15-year mortgage

3 Reasons why a 15-Year Mortgage Might Work in Your Favor

A 30-year mortgage is quite common among homebuyers because it spreads out the cost of a large loan over three decades, thereby making monthly payments more affordable.

But you aren’t required to go that route. Instead, you might consider a 15-year mortgage that will cut your repayment period in half. Toward that end, here are three reasons to obtain a 15-year mortgage rather than a 30-year mortgage.

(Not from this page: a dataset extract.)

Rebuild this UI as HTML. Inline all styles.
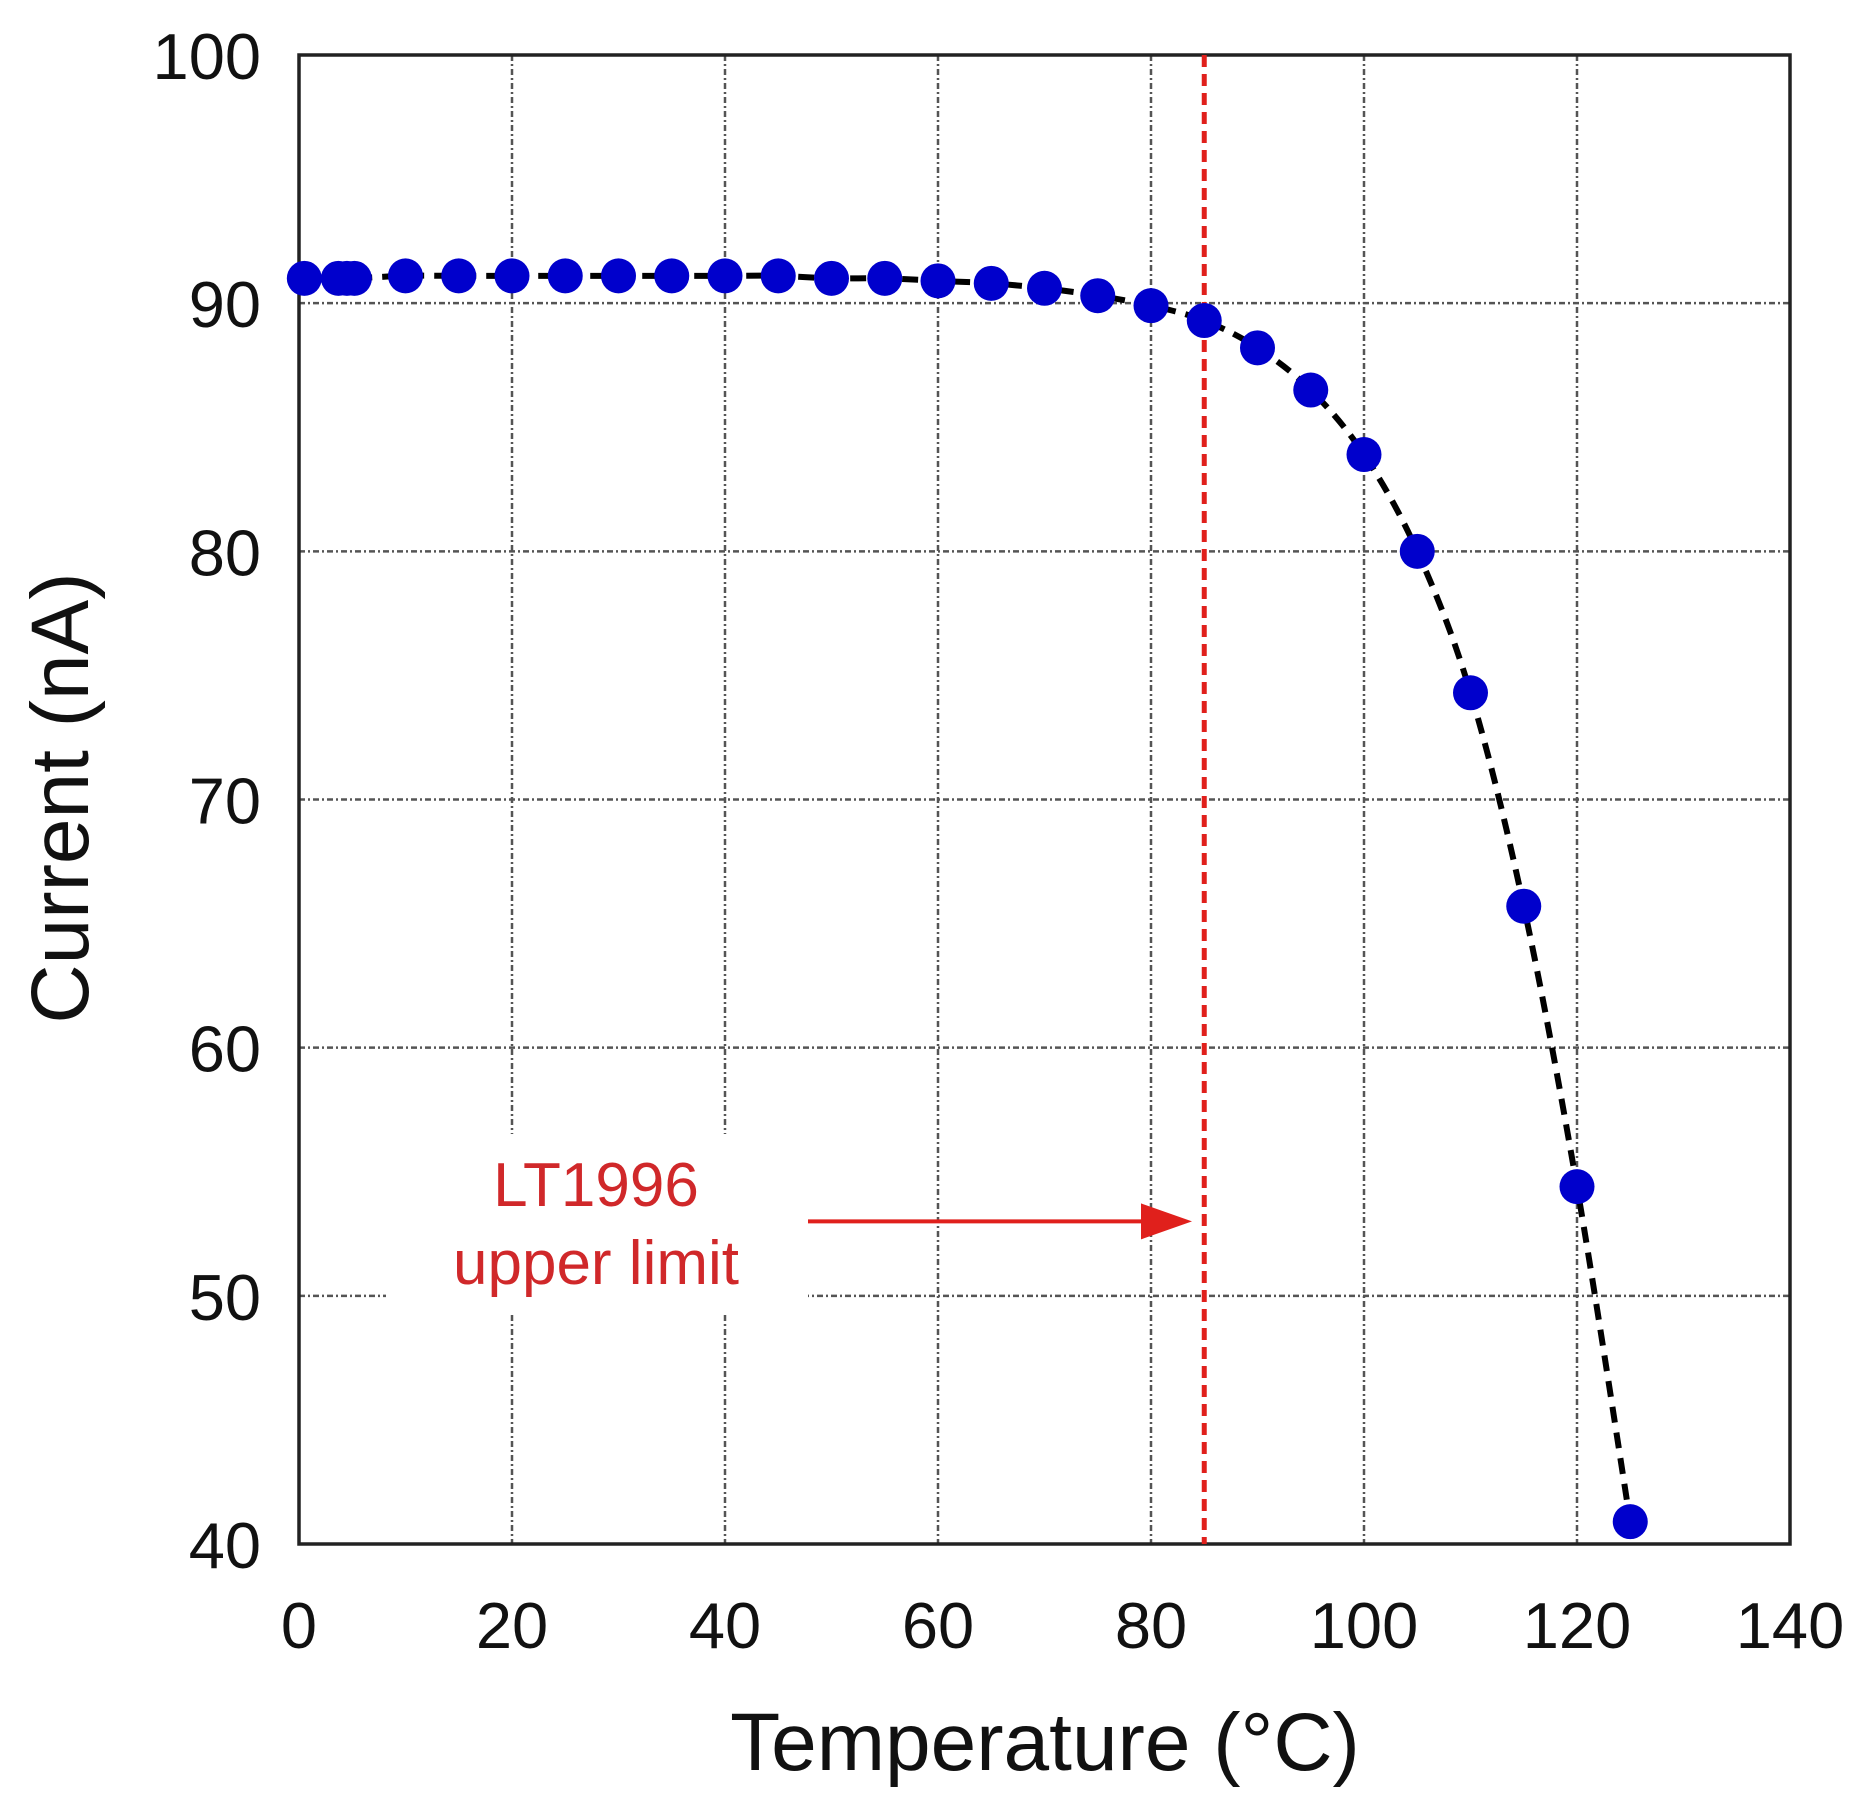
<!DOCTYPE html>
<html><head><meta charset="utf-8"><style>
html,body{margin:0;padding:0;background:#fff;}
svg{display:block;}
text{font-family:"Liberation Sans",Arial,sans-serif;}
</style></head><body>
<svg id="chart" width="1862" height="1804" viewBox="0 0 1862 1804">
<g id="grid"></g>
<g id="axes"></g>
<g id="annot"></g>
<g id="series"></g>
</svg>
<script>
const temps = [0.5,3.7,4.5,5.2,10,15,20,25,30,35,40,45,50,55,60,65,70,75,80,85,90,95,100,105,110,115,120,125];
const currents = [91.0,91.0,91.0,91.0,91.1,91.1,91.1,91.1,91.1,91.1,91.1,91.1,91.0,91.0,90.9,90.8,90.6,90.3,89.9,89.3,88.2,86.5,83.9,80.0,74.3,65.7,54.4,40.9];
const xTicks = [0,20,40,60,80,100,120,140];
const yTicks = [40,50,60,70,80,90,100];
const limitTemp = [85];
const arrowY = [53];

const L=299,R=1790,T=55,B=1544;
const xs=v=>L+(v-0)/140*(R-L);
const ys=v=>B-(v-40)/60*(B-T);
const NS="http://www.w3.org/2000/svg";
function mk(tag,attrs,parent,txt){const e=document.createElementNS(NS,tag);for(const k in attrs)e.setAttribute(k,attrs[k]);if(txt!==undefined)e.textContent=txt;parent.appendChild(e);return e;}
const grid=document.getElementById('grid'),axes=document.getElementById('axes'),annot=document.getElementById('annot'),series=document.getElementById('series');

xTicks.forEach(t=>{
  if(t>0&&t<140){const g=mk('line',{x1:xs(t),x2:xs(t),y1:T,y2:B,stroke:'#555','stroke-width':2.5,'stroke-dasharray':'6,3,2,3'},grid);
  
  }
  const tl=mk('text',{x:xs(t),y:1648,'text-anchor':'middle','font-size':65,fill:'#111'},axes,String(t));
  
  
});
yTicks.forEach(t=>{
  if(t>40&&t<100){const g=mk('line',{x1:L,x2:R,y1:ys(t),y2:ys(t),stroke:'#555','stroke-width':2.5,'stroke-dasharray':'6,3,2,3'},grid);
  
  }
  const tl=mk('text',{x:261,y:ys(t)+24,'text-anchor':'end','font-size':65,fill:'#111'},axes,String(t));
  
  
});
const frame=mk('rect',{x:L,y:T,width:R-L,height:B-T,fill:'none',stroke:'#222','stroke-width':3.5},axes);


const xt=mk('text',{x:1045,y:1770,'text-anchor':'middle','font-size':82,fill:'#111'},axes,'Temperature (°C)');


const yt=mk('text',{x:0,y:0,'text-anchor':'middle','font-size':82,fill:'#111',transform:'translate(88,798) rotate(-90)'},axes,'Current (nA)');



const box=mk('rect',{x:386,y:1134,width:422,height:178,fill:'#fff'},annot);


const vl=mk('line',{x1:xs(limitTemp[0]),x2:xs(limitTemp[0]),y1:T,y2:B,stroke:'#e0201c','stroke-width':5,'stroke-dasharray':'12,7'},annot);


const ay=ys(arrowY[0]);
const al=mk('line',{x1:808,x2:1150,y1:ay,y2:ay,stroke:'#e0201c','stroke-width':4},annot);


const ah=mk('polygon',{points:`1141,${ay-18} 1192,${ay} 1141,${ay+18}`,fill:'#e0201c'},annot);


const t1=mk('text',{x:596,y:1206,'text-anchor':'middle','font-size':62,fill:'#d0282a'},annot,'LT1996');


const t2=mk('text',{x:596,y:1284,'text-anchor':'middle','font-size':62,fill:'#d0282a'},annot,'upper limit');



const pts=temps.map((t,i)=>[xs(t),ys(currents[i])]);
let d=`M${pts[0][0]},${pts[0][1]}`;
for(let i=0;i<pts.length-1;i++){
  const p0=pts[Math.max(0,i-1)],p1=pts[i],p2=pts[i+1],p3=pts[Math.min(pts.length-1,i+2)];
  d+=` C${p1[0]+(p2[0]-p0[0])/6},${p1[1]+(p2[1]-p0[1])/6} ${p2[0]-(p3[0]-p1[0])/6},${p2[1]-(p3[1]-p1[1])/6} ${p2[0]},${p2[1]}`;
}
const cv=mk('path',{d:d,fill:'none',stroke:'#000','stroke-width':6,'stroke-dasharray':'16,10'},series);


pts.forEach(p=>{
  const c=mk('circle',{cx:p[0],cy:p[1],r:17.5,fill:'#0000cc'},series);
  
  
});
</script>
</body></html>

1. You’ll save money on interest during the life of your loan


When you take out a mortgage, you repay your lender in the form of interest on that home loan. With a 15-year mortgage, you’re only borrowing that money for half as much time as you would be with a 30-year mortgage, so that will reduce your total interest costs. Say you have a $200,000 mortgage with a 4 percent interest rate.

If you took out a 30-year mortgage, you’d pay $143,739 in interest during the life of your loan as opposed to $66,288 in interest with a 15-year mortgage. A 15-year loan also could net you a lower interest rate on your mortgage than a 30-year loan because your lender is getting the money back sooner and not taking on the same amount of risk. 

2. You’ll build equity quickly


Getting a 15-year mortgage will help you build equity in your home faster than you would with a 30-year loan. When you pay off your mortgage in half the time, your monthly payments are larger, which means that more money goes toward your loan’s principal. So, you pay down your mortgage balance sooner and increase your equity.

Why is that important? You’re allowed to borrow against your property in the form of a home equity loan, so the more equity you have, the more options you buy yourself.

3. You’ll be mortgage-free sooner


The quicker you pay off your mortgage, the sooner you’ll free up the money you spend on monthly payments, and that’s especially crucial if you’re buying a home later in life. It’s usually smart to have your mortgage paid off by the time you reach retirement because once you move over to a fixed income, you want as few expenses as possible eating into your limited funds.